I was averaging the signal to reduce the high frequency bias that I introduced by misusing the “window” function.

If one starts the dataset from 2002 when the UAH was changed to the Aqua satellite, (and doesn’t screw up the “window” function &;>), the difference in energy at the yearly harmonic(~7.5) between RSS & UAH is even more pronounced. I wonder if the peaks at 5 and ~16 that both RSS and UAH see are shared processing artifacts or represent real periodic temperature variations?

to save y’all from some typing, the URL is

http://www.woodfortrees.org/plot/rss/from:2002/window/fourier/magnitude/from:2/to:40/plot/uah/from:2002/window/fourier/magnitude/from:2/to:40/plot/nsidc-seaice-n/from:2002/scale:0.01/window/fourier/magnitude/from:2/to:40

I suspect the peak at 15-16 is a harmonic of 7.5 produced by ‘ringing’; not sure about the one at 4-5 (18 months-2 years) though.

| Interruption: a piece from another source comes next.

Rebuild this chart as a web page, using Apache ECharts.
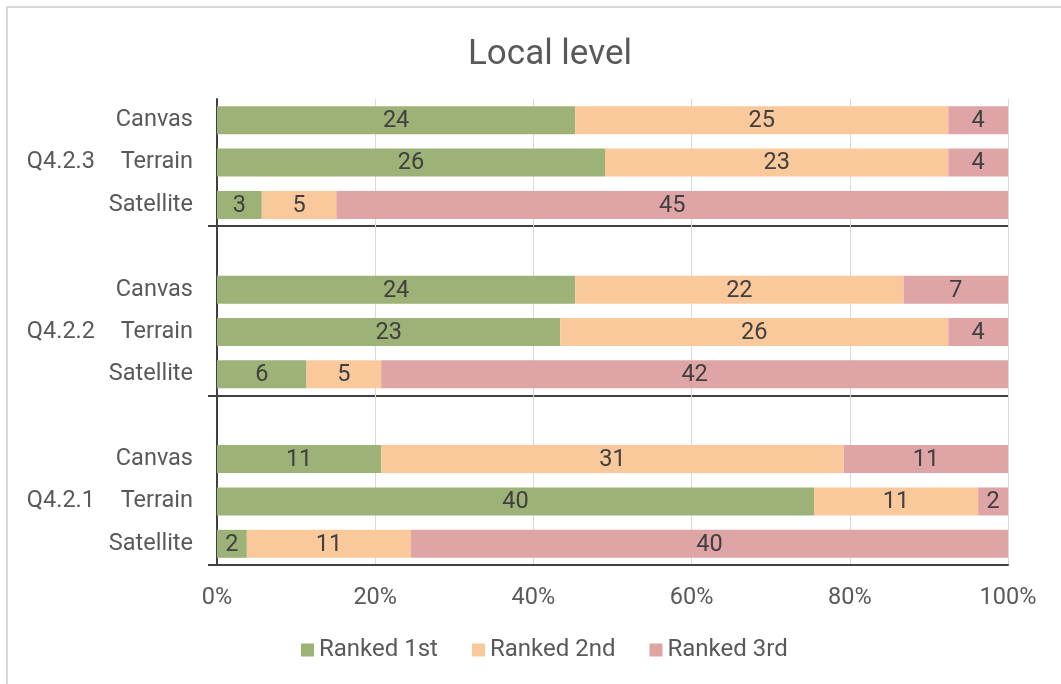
<!DOCTYPE html>
<html>
<head>
<meta charset="utf-8">
<title>Local level</title>
<script src="https://cdn.jsdelivr.net/npm/echarts@6/dist/echarts.min.js"></script>
<style>
  html, body { margin: 0; padding: 0; background: #ffffff; }
  #chart { width: 1061px; height: 684px; }
</style>
</head>
<body>
<div id="chart"></div>
<script>
// Rows top to bottom; '' rows are spacer rows between question groups.
const rowLabels = ['Canvas', 'Terrain', 'Satellite', '', 'Canvas', 'Terrain', 'Satellite', '', 'Canvas', 'Terrain', 'Satellite'];
// Group captions, placed on the middle row of each group.
const groupLabels = ['', 'Q4.2.3', '', '', '', 'Q4.2.2', '', '', '', 'Q4.2.1', ''];
const seriesNames = ['Ranked 1st', 'Ranked 2nd', 'Ranked 3rd'];
// Respondent counts per row (null on spacer rows).
const ranked1st = [24, 26, 3, null, 24, 23, 6, null, 11, 40, 2];
const ranked2nd = [25, 23, 5, null, 22, 26, 5, null, 31, 11, 11];
const ranked3rd = [4, 4, 45, null, 7, 4, 42, null, 11, 2, 40];
const xTicks = [0, 20, 40, 60, 80, 100];

const colors = ['#9DB276', '#F9C89B', '#DFA4A5'];
const counts = [ranked1st, ranked2nd, ranked3rd];
const totals = rowLabels.map((_, i) =>
  counts.reduce((s, arr) => s + (arr[i] == null ? 0 : arr[i]), 0));

const FONT = 'Roboto, "Noto Sans", sans-serif';
const LABEL_SIZE = 23.5;
const chart = echarts.init(document.getElementById('chart'), null, { renderer: 'canvas' });

const series = counts.map((arr, k) => ({
  name: seriesNames[k],
  type: 'bar',
  stack: 'share',
  yAxisIndex: 0,
  barWidth: 28,
  itemStyle: { color: colors[k] },
  label: {
    show: true,
    position: 'inside',
    offset: [0, 1],
    color: '#404040',
    fontSize: LABEL_SIZE,
    fontFamily: FONT,
    formatter: p => {
      const v = arr[p.dataIndex];
      return v == null ? '' : String(v);
    }
  },
  data: arr.map((v, i) => v == null ? null : (v / totals[i]) * 100)
}));

const separatorRows = i => i === 3 || i === 7;

chart.setOption({
  animation: false,
  backgroundColor: '#ffffff',
  textStyle: { fontFamily: FONT },
  title: {
    text: 'Local level',
    left: 463,
    top: 33,
    textStyle: { fontSize: 35, fontWeight: 'normal', color: '#595959', fontFamily: FONT }
  },
  legend: {
    data: seriesNames,
    bottom: 17,
    left: 296,
    icon: 'rect',
    itemWidth: 13,
    itemHeight: 13,
    itemGap: 34,
    textStyle: { fontSize: 24, color: '#595959', fontFamily: FONT }
  },
  grid: { left: 217, right: 53, top: 99, bottom: 119, containLabel: false },
  xAxis: {
    type: 'value',
    min: xTicks[0],
    max: xTicks[xTicks.length - 1],
    interval: xTicks[1] - xTicks[0],
    axisLine: { show: true, lineStyle: { color: '#404040', width: 2 } },
    axisTick: { show: false },
    axisLabel: { formatter: '{value}%', fontSize: LABEL_SIZE, color: '#595959', margin: 21, fontFamily: FONT },
    splitLine: { show: true, lineStyle: { color: '#D9D9D9', width: 1 } }
  },
  yAxis: [
    {
      type: 'category',
      inverse: true,
      data: rowLabels,
      axisLine: { show: true, lineStyle: { color: '#404040', width: 2 } },
      axisTick: {
        show: true,
        interval: separatorRows,
        length: 9,
        lineStyle: { color: '#404040', width: 2 }
      },
      axisLabel: { fontSize: LABEL_SIZE, color: '#595959', margin: 24, interval: 0, fontFamily: FONT },
      splitLine: {
        show: true,
        interval: separatorRows,
        lineStyle: { color: '#404040', width: 2 }
      }
    },
    {
      type: 'category',
      inverse: true,
      position: 'left',
      data: groupLabels,
      axisLine: { show: false },
      axisTick: { show: false },
      splitLine: { show: false },
      axisLabel: { fontSize: LABEL_SIZE, color: '#595959', margin: 122, interval: 0, fontFamily: FONT }
    }
  ],
  graphic: [
    {
      type: 'rect',
      shape: { x: 7, y: 7, width: 1200, height: 800 },
      style: { fill: 'none', stroke: '#D9D9D9', lineWidth: 2 },
      silent: true,
      z: -1
    }
  ],
  series: series
});
</script>
</body>
</html>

Here’s the raw(-ish) data you’re analysing:

http://www.woodfortrees.org/plot/uah/mean:6/from:2002/plot/rss/mean:6/from:2002

It looks to me like there’s actually quite a strong 18-month-ish signal here, in both series, which I don’t have any explanation for – but it’s a short sample, and it could just be weather noise! But note it also exists in HADCRUT:

http://www.woodfortrees.org/plot/uah/mean:6/from:2002/plot/rss/mean:6/from:2002/plot/hadcrut3vgl/mean:6/from:2002

so whatever it is, it isn’t satellite-specific!